All this flexibility in the Corsica starts before a visitor reaches the home's official foyer, which serves as a staging area from which to enter the second courtyard--an outdoor room with fireplace, olive tree, and the sky as ceiling. The owners' suite, dining room, and gracious living area capitalize on Pacific Ocean views, but when it is too windy or chilly to enjoy the backyard the courtyards welcome owners in a sheltered outdoor space. All of the plans feature such protected outdoor spaces.

The Corsica features a somewhat edible landscape, Walker says. Olive trees, rosemary, and lavender are among the plants that emphasize the rural country theme through sight, shape, and smell. Some of the other model gardens are formal parterres. Others gracefully guide shoppers through 14 steps up the hillside between sales center and models.

In addition to Scheurer and Collaborative West, the team involved Design Line Interiors, which merchandised models, and Ann Matteson Consulting, which selected and coordinated the color palette. Perhaps the result of the teams' combined efforts can be best appreciated in the outdoor rooms, such as the Corsica's largest courtyard. There landscape elements combine with color, design, and furnishings to create a secluded outdoor room.

Project Credits
Project: Cassis at Ocean Heights, Newport Coast, Calif.
Size: 3,513 to 4,479 square feet
Price: $1.5 to $2.2 million plus, depending on lot selection and options chosen
Developer: The Irvine Co., Newport Beach, Calif.
Builder: Brookfield Homes, Costa Mesa, Calif.
Architect: Scheurer Architects, Newport Beach
Interior designer: Design Line Interiors, San Diego
Color consultant: Ann Matteson Consulting, Newport Beach
Land planner: Collaborative West, San Clemente, Calif.

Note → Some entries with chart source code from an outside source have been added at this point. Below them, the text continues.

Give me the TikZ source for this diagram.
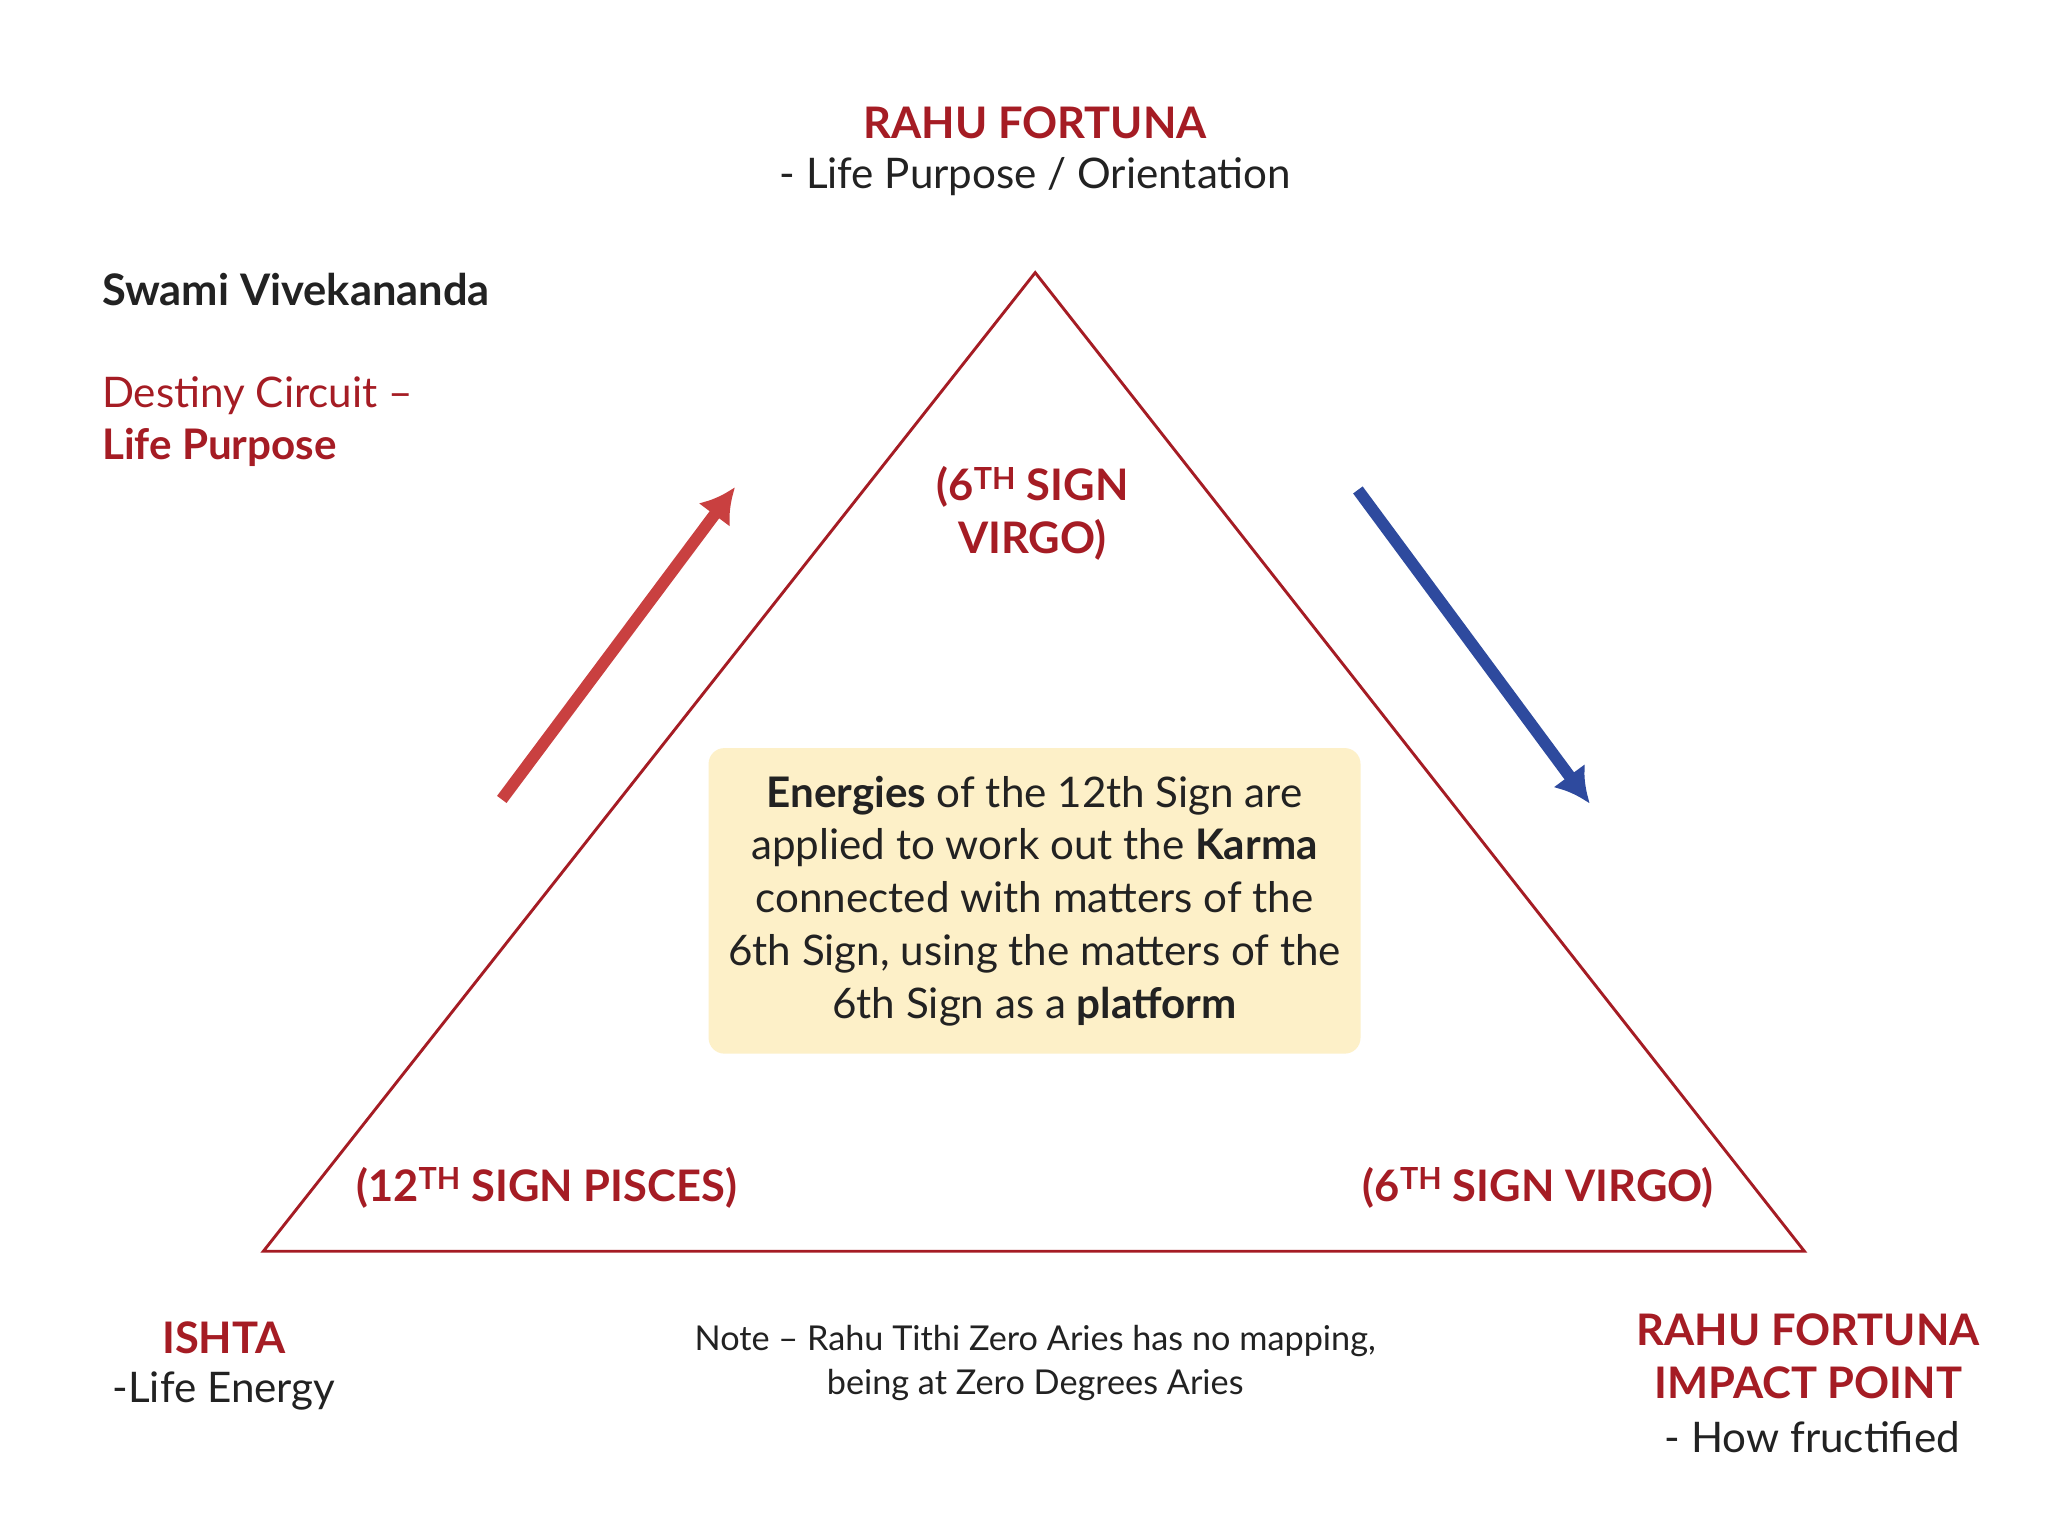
\documentclass[tikz,border=0pt]{standalone}
\usepackage{fontspec}
\setmainfont{Lato}
\usetikzlibrary{arrows.meta}
\begin{document}
\begin{tikzpicture}[x=1pt,y=-1pt,
  red/.style={text=dred,font=\fontsize{33}{40}\selectfont\bfseries},
  body/.style={font=\fontsize{32}{40}\selectfont},
  arr/.style={line width=9pt,-{Latex[length=26pt,width=30pt]}}]
\definecolor{dred}{HTML}{A51C24}
\definecolor{ared}{HTML}{C94040}
\definecolor{ablue}{HTML}{2E4A9E}
\definecolor{ybox}{HTML}{FDF0C8}
\definecolor{txt}{HTML}{222222}
\useasboundingbox[fill=white] (0,0) rectangle (1555,1162);
\coordinate (A) at (786,207);
\coordinate (B) at (200,950);
\coordinate (C) at (1370,950);
\draw[dred,line width=2.2pt] (A)--(B)--(C)--cycle;
\node[red,anchor=center] (t1) at (786,93) {RAHU FORTUNA};
\node[body,text=txt] (t2) at (786,134) {- Life Purpose / Orientation};
\node[font=\fontsize{33}{40}\selectfont\bfseries,text=txt,anchor=west] (sv) at (74,220) {Swami Vivekananda};
\node[body,text=dred,anchor=west,align=left] (dc) at (74,320) {Destiny Circuit –\\\textbf{Life Purpose}};
\node[red,align=center] (v1) at (784,390) {(6\textsuperscript{TH} SIGN\\VIRGO)};
\node[red] (p12) at (415,902) {(12\textsuperscript{TH} SIGN PISCES)};
\node[red] (v2) at (1168,902) {(6\textsuperscript{TH} SIGN VIRGO)};
\coordinate (r1) at (381,607); \coordinate (r2) at (558,370);
\draw[arr,ared] (r1)--(r2);
\coordinate (b1) at (1031,372); \coordinate (b2) at (1207,610);
\draw[arr,ablue] (b1)--(b2);
\node[fill=ybox,rounded corners=12pt,minimum width=495pt,minimum height=232pt,
  body,text=txt,align=center] (box) at (785.5,684)
 {\textbf{Energies} of the 12th Sign are\\applied to work out the \textbf{Karma}\\connected with matters of the\\6th Sign, using the matters of the\\6th Sign as a \textbf{platform}};
\node[red] (ish) at (170,1016) {ISHTA};
\node[body,text=txt] (le) at (170,1056) {-Life Energy};
\node[font=\fontsize{26}{33}\selectfont,text=txt,align=center] (note) at (786,1035) {Note – Rahu Tithi Zero Aries has no mapping,\\being at Zero Degrees Aries};
\node[red,align=center] (rf) at (1373,1030) {RAHU FORTUNA\\IMPACT POINT};
\node[body,text=txt] (hf) at (1376,1091) {- How fructified};
\end{tikzpicture}
\end{document}
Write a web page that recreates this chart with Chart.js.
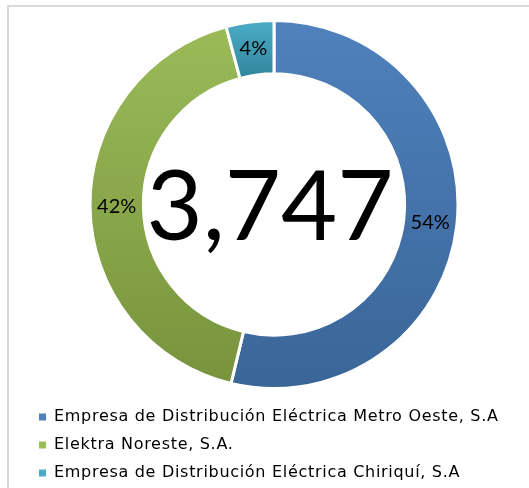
<!DOCTYPE html>
<html>
<head>
<meta charset="utf-8">
<script src="https://cdn.jsdelivr.net/npm/chart.js@4/dist/chart.umd.min.js"></script>
<style>
  html, body { margin: 0; padding: 0; background: #ffffff; }
  #wrap { position: relative; width: 529px; height: 488px; overflow: hidden; }
  #frame { position: absolute; left: 7px; top: 5px; width: 600px; height: 600px; border: 2px solid #d9d9d9; box-sizing: border-box; }
  #c { position: absolute; left: 0; top: 0; }
</style>
</head>
<body>
<div id="wrap">
  <div id="frame"></div>
  <canvas id="c" width="529" height="491"></canvas>
</div>
<script>
const categories = [
  'Empresa de Distribución Eléctrica Metro Oeste, S.A',
  'Elektra Noreste, S.A.',
  'Empresa de Distribución Eléctrica Chiriquí, S.A'
];
const values = [2014, 1576, 157];
const baseColors = ['#4F81BD', '#9BBB59', '#4BACC6'];
const darkColors = ['#3A6597', '#77933C', '#31859C'];
const gradientEnd = [1, 1, 0.16];

const total = values.reduce((a, b) => a + b, 0);

function segmentFill(ctx) {
  const chart = ctx.chart;
  const area = chart.chartArea;
  const i = ctx.dataIndex;
  if (!area || i === undefined) return baseColors[i] || baseColors[0];
  const cy = (area.top + area.bottom) / 2;
  const r = 184;
  const y0 = cy - r;
  const y1 = y0 + 2 * r * gradientEnd[i];
  const g = chart.ctx.createLinearGradient(0, y0, 0, y1);
  g.addColorStop(0, baseColors[i]);
  g.addColorStop(1, darkColors[i]);
  return g;
}

const spacingPlugin = {
  id: 'spacingPlugin',
  beforeInit(chart) { chart.ctx.letterSpacing = '0.7px'; },
  beforeUpdate(chart) { chart.ctx.letterSpacing = '0.7px'; },
  beforeDraw(chart) { chart.ctx.letterSpacing = '0.7px'; }
};

const labelPlugin = {
  id: 'labelPlugin',
  afterDatasetsDraw(chart) {
    const ctx = chart.ctx;
    const meta = chart.getDatasetMeta(0);
    ctx.save();
    ctx.letterSpacing = '0px';
    ctx.fillStyle = '#000000';
    ctx.textAlign = 'center';
    ctx.textBaseline = 'middle';
    ctx.font = '20px Lato';
    meta.data.forEach((arc, i) => {
      const p = arc.tooltipPosition();
      const pct = Math.round(values[i] / total * 100) + '%';
      ctx.fillText(pct, p.x, p.y);
    });
    const area = chart.chartArea;
    const cx = (area.left + area.right) / 2;
    const cy = (area.top + area.bottom) / 2;
    ctx.font = '97px Lato';
    ctx.textBaseline = 'alphabetic';
    ctx.fillText(total.toLocaleString('en-US'), cx - 4, cy + 35);
    ctx.restore();
  }
};

new Chart(document.getElementById('c'), {
  type: 'doughnut',
  data: {
    labels: categories,
    datasets: [{
      data: values,
      backgroundColor: segmentFill,
      borderColor: '#ffffff',
      borderWidth: 3,
      hoverOffset: 0
    }]
  },
  options: {
    responsive: false,
    devicePixelRatio: 1,
    animation: false,
    radius: 184,
    cutout: '71%',
    layout: { padding: { top: 12, bottom: 0, left: 27, right: 8 } },
    plugins: {
      tooltip: { enabled: false },
      legend: {
        position: 'bottom',
        align: 'start',
        labels: {
          boxWidth: 7,
          boxHeight: 7,
          padding: 12,
          color: '#595959',
          font: { family: 'DejaVu Sans', size: 16 },
          generateLabels(chart) {
            return categories.map((name, i) => ({
              text: name,
              fillStyle: baseColors[i],
              strokeStyle: baseColors[i],
              lineWidth: 0,
              hidden: false,
              index: i
            }));
          }
        }
      }
    }
  },
  plugins: [spacingPlugin, labelPlugin]
});
</script>
</body>
</html>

So great was attention to detail that at the last minute, the team decided to remove a small tree and crane a mature olive tree into the courtyard--but it was the right and perfect touch. Even so, hard costs on these gracious and well-detailed homes are running about $105 per square foot, Foley says, allowing Brookfield to offer custom amenities at a value compared to one-of-a-kind custom homes.

Another Cassis innovation is what White refers to as the "gathering kitchen." A gathering kitchen ends up with fewer walls for upper cabinets, and the work triangle becomes distorted, White says. But it gains a generous island that recalls the massive worktables common in European villas and in the days before the kitchen island. And it features a large pantry, and a utility kitchen with another dishwasher and a sink.

Ceiling heights become another way of orchestrating space and emotion. "We could have had a single ceiling height," White says, "but we didn't. Depending on the space and its aesthetic, ceilings may be 10 feet, 12 feet, 8 feet with a barrel vault, or, as in the case of the courtyards, no ceiling at all."

Cassis also includes something Foley says all new-home builders are doing now, but which few resale homes have--structured wiring, another draw for those who have never considered a new home.

What Matteson and interior designer Design Line brought to the project may be best summed up in a phrase from Design Line's Web site: "We write poetry with sunlight, design stage sets for real lives, and plant gardens of memories."

And these home do resonate with buyers. Cassis buyers often say, "We have been shopping for a new home for two to three years. We couldn't find anything that pulled at our heart strings." Truth is this market niche is one of the most narrow. Potential buyers are totally discretionary and local. They don't need a home; they already own. To turn perfectly happy homeowners into new-home buyers the home has to tap into the same emotional cache as a luxury automobile does. You want it because you want it. "Emotionally, these homes are priceless," White says.